**STATED GOAL:** Print the first line of the material below and each line after it, exactly as written, ending with the line that contains "(osk) at (595,22)".

=== EXERCISE MATERIAL ===

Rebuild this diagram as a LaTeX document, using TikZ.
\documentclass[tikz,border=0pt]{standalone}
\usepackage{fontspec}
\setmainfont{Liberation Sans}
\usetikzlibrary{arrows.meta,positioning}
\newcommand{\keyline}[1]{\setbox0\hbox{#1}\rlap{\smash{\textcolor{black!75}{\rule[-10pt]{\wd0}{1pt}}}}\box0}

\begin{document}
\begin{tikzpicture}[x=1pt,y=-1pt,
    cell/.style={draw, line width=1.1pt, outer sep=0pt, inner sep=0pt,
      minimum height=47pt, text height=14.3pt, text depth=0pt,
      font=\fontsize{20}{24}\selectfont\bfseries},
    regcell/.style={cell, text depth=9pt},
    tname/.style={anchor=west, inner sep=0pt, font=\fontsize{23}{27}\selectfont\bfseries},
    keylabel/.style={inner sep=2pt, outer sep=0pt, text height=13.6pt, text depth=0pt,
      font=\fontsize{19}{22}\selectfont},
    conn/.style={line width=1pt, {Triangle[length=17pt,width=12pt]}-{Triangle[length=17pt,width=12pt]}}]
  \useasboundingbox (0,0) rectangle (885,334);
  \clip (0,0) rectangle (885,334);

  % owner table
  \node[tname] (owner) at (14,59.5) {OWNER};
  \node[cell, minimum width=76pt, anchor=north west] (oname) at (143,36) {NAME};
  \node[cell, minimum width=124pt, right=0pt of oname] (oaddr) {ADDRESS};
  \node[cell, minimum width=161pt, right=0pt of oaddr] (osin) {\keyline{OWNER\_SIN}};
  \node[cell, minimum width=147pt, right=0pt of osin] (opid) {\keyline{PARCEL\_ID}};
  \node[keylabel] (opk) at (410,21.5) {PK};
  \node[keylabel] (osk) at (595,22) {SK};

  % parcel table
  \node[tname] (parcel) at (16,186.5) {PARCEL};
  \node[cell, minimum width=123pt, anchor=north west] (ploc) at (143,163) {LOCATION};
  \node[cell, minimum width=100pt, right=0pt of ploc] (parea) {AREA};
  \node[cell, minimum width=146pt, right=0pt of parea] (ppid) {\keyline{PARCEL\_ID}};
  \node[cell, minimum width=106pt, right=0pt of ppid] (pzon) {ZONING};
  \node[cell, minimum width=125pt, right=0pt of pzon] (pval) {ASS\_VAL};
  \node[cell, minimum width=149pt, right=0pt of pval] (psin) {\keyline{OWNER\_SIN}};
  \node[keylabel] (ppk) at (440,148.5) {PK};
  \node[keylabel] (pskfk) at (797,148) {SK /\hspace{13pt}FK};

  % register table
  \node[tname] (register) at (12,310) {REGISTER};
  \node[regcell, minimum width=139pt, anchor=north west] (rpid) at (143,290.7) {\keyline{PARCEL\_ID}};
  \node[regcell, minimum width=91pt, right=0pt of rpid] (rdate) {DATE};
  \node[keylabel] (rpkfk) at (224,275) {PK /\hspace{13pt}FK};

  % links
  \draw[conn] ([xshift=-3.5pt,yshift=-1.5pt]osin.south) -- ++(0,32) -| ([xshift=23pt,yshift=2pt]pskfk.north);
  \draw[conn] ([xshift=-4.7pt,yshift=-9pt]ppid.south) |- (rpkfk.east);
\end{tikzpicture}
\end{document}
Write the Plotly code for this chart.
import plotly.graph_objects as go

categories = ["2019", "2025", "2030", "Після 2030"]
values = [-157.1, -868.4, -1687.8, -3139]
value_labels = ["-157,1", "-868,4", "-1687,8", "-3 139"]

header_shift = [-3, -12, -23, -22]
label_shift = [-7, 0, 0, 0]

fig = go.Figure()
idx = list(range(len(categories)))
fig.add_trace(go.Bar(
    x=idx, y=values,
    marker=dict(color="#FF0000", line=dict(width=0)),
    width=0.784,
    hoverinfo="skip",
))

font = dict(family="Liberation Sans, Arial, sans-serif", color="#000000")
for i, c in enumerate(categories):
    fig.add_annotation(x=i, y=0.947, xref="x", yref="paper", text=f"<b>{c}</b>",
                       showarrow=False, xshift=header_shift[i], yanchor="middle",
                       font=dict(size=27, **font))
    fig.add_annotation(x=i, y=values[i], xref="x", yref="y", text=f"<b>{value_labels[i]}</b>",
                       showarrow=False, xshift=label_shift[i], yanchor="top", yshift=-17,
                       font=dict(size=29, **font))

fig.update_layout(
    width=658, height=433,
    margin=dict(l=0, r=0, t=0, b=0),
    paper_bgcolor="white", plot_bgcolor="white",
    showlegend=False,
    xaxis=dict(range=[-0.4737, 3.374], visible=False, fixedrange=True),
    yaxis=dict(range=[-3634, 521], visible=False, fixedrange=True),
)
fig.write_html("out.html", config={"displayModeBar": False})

===

**IN RESPONSE:**
Rebuild this diagram as a LaTeX document, using TikZ.
\documentclass[tikz,border=0pt]{standalone}
\usepackage{fontspec}
\setmainfont{Liberation Sans}
\usetikzlibrary{arrows.meta,positioning}
\newcommand{\keyline}[1]{\setbox0\hbox{#1}\rlap{\smash{\textcolor{black!75}{\rule[-10pt]{\wd0}{1pt}}}}\box0}

\begin{document}
\begin{tikzpicture}[x=1pt,y=-1pt,
    cell/.style={draw, line width=1.1pt, outer sep=0pt, inner sep=0pt,
      minimum height=47pt, text height=14.3pt, text depth=0pt,
      font=\fontsize{20}{24}\selectfont\bfseries},
    regcell/.style={cell, text depth=9pt},
    tname/.style={anchor=west, inner sep=0pt, font=\fontsize{23}{27}\selectfont\bfseries},
    keylabel/.style={inner sep=2pt, outer sep=0pt, text height=13.6pt, text depth=0pt,
      font=\fontsize{19}{22}\selectfont},
    conn/.style={line width=1pt, {Triangle[length=17pt,width=12pt]}-{Triangle[length=17pt,width=12pt]}}]
  \useasboundingbox (0,0) rectangle (885,334);
  \clip (0,0) rectangle (885,334);

  % owner table
  \node[tname] (owner) at (14,59.5) {OWNER};
  \node[cell, minimum width=76pt, anchor=north west] (oname) at (143,36) {NAME};
  \node[cell, minimum width=124pt, right=0pt of oname] (oaddr) {ADDRESS};
  \node[cell, minimum width=161pt, right=0pt of oaddr] (osin) {\keyline{OWNER\_SIN}};
  \node[cell, minimum width=147pt, right=0pt of osin] (opid) {\keyline{PARCEL\_ID}};
  \node[keylabel] (opk) at (410,21.5) {PK};
  \node[keylabel] (osk) at (595,22) {SK};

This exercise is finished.